Keep Calm, Kawaii On
But it’s 1947 in Japan: not only has their country lost WWII, survived the destruction of Hiroshima and Nagasaki, and witnessed their emperor forced to admit his infallibility, but the Americans are still an occupying force, as evidenced by English signs in the background and Western songs floating through the film’s score.
Besides the mention that Yuzo was a soldier (and he’s not given any respect for that by his fellow citizens) these events are only hinted at. When the couple go to visit a model home (looking eerily similar to suburban tract housing which would spread across the world in the post-war period), Yuzo complains that the house never would have been so expensive “before”. The couple desperately need a place of their own, and are tempted by a horrible flat which the landlord warns looks out on the neighbouring factory’s toilets. To cheer themselves up, they get involved with a group of young boys playing (whatever else?) American baseball.
“Remember when we saw the cheery blossoms?” Masako asks at one point. “It’s almost spring time again.” “It’s much colder now…” Yuzo replies.
With her tireless effort to make Yuzo happy, Masako seems to be testing the Beatles’ assertion that all you need is love. Her incessant cheeriness never becomes annoying because when she lets the mask slip you see that behind the smile is worry and frustration. It also doesn’t hurt that Chieko Nakakita is, and I have to use this word, one of the cutest women in the world.
That word ‘cute’ has dominated Japanese visual arts since the 1970’s, but some of suggested that the origins of “kawaii” culture (“adorable, precious, lovable and innocent”) date back even further to the widespread despair of the post-WWII years. A once proud imperial country, humiliated and defeated, sought comfort in the hopeful innocence of childishness, replacing faith in the emperor with faith in Hello Kitty.
I wonder how many original theatre viewers actually started applauding. If you can get an audience to clap for a images on a screen that’s quite a testament to the film maker.

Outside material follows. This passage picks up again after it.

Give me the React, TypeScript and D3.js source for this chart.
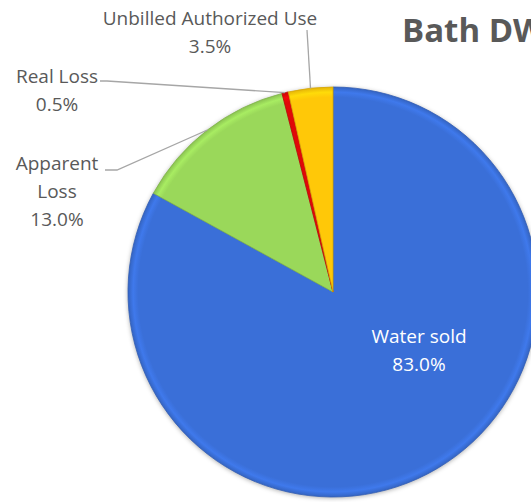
import React from "react";
import * as d3 from "d3";

const categories = ["Water sold", "Apparent Loss", "Real Loss", "Unbilled Authorized Use"];
const values = [83.0, 13.0, 0.5, 3.5];
const colors = ["#3a6fd8", "#9ad85a", "#e00808", "#ffc808"];
const title = "Bath DWD";

// label layout (anchor of the text block, lines)
const labelLines = [["Water sold"], ["Apparent", "Loss"], ["Real Loss"], ["Unbilled Authorized Use"]];
const labelPos: [number, number][] = [[419, 336], [57, 163], [57, 76], [210, 18]];
const leaderElbow: ([number, number] | null)[] = [null, [117, 170], [107, 81], [307, 30]];
const leaderStart: ([number, number] | null)[] = [null, [105, 170], [100, 81], null];

const W = 531, H = 502;
const cx = 333, cy = 292, R = 205;

export default function App() {
  const data = categories.map((c, i) => ({ c, v: values[i], i }));
  const pie = d3.pie<any>().sort(null).value((d) => d.v).startAngle(0).endAngle(2 * Math.PI);
  const arcs = pie(data);
  const arc = d3.arc<any>().innerRadius(0).outerRadius(R);
  const fmt = d3.format(".1f");
  const textColor = "#595959";
  const font = "'Open Sans', sans-serif";
  return (
    <svg width={W} height={H} style={{ position: "absolute", left: 0, top: 0, background: "#fff" }}
      fontFamily={font}>
      <defs>
        <filter id="sh" x="-10%" y="-10%" width="120%" height="120%" colorInterpolationFilters="sRGB">
          <feDropShadow dx="0" dy="1" stdDeviation="2" floodColor="#000" floodOpacity="0.3" />
        </filter>
        {arcs.map((a, i) => (
          <radialGradient key={i} id={"g" + i} cx={0} cy={0} r={R} gradientUnits="userSpaceOnUse">
            <stop offset="0%" stopColor={colors[i]} />
            <stop offset="95%" stopColor={colors[i]} />
            <stop offset="97.5%" stopColor={d3.color(colors[i])!.brighter(0.25).toString()} />
            <stop offset="100%" stopColor={d3.color(colors[i])!.darker(0.3).toString()} />
          </radialGradient>
        ))}
      </defs>
      <text x={402} y={42} fontSize={33} fontWeight="bold" fill={textColor}>{title}</text>
      <g filter="url(#sh)" transform={`translate(${cx},${cy})`}>
        {arcs.map((a, i) => (
          <path key={i} d={arc(a) || ""} fill={`url(#g${i})`}
            stroke={d3.color(colors[i])!.darker(0.5).toString()} strokeWidth={0.8} strokeLinejoin="round" />
        ))}
      </g>
      {arcs.map((a, i) => {
        const el = leaderElbow[i];
        if (!el) return null;
        const m = (a.startAngle + a.endAngle) / 2;
        const px = cx + R * Math.sin(m), py = cy - R * Math.cos(m);
        const st = leaderStart[i];
        const pts = st ? [st, el, [px, py]] : [el, [px, py]];
        return <polyline key={"l" + i} points={pts.map((p) => p.join(",")).join(" ")} fill="none"
          stroke="#a6a6a6" strokeWidth={1.3} />;
      })}
      {arcs.map((a, i) => {
        const [x, y] = labelPos[i];
        const lines = [...labelLines[i], fmt(values[i]) + "%"];
        return (
          <text key={"t" + i} x={x} y={y} textAnchor="middle" fontSize={19}
            fill={i === 0 ? "#ffffff" : textColor}>
            {lines.map((ln, k) => (
              <tspan key={k} x={x} y={y + k * 28} dy="0.35em">{ln}</tspan>
            ))}
          </text>
        );
      })}
    </svg>
  );
}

But just as interesting are the more subtle messages about carrying on through adiversity. When a dirt-covered orphan boy upsets them earlier in the film (“He’s not a child,” Yuzo tells Masako to comfort her. “In some ways, he’s older than us.”) Masako’s sunny exterior breaks down. She’s tired of trying to keep her fiance happy and tired of working so hard to make this Sunday ‘wonderful’. Then, having turned her back to Yuzo, she suddenly spins around and dries her eyes. “I’m fine now,” she says smiling. “What should we do next?”
The ability to cheer yourself up, to carry on no matter what has happened, is the timeless lesson of ‘One Wonderful Sunday’ and the one which is most relevant for a country yet again rebuilding after tragedy.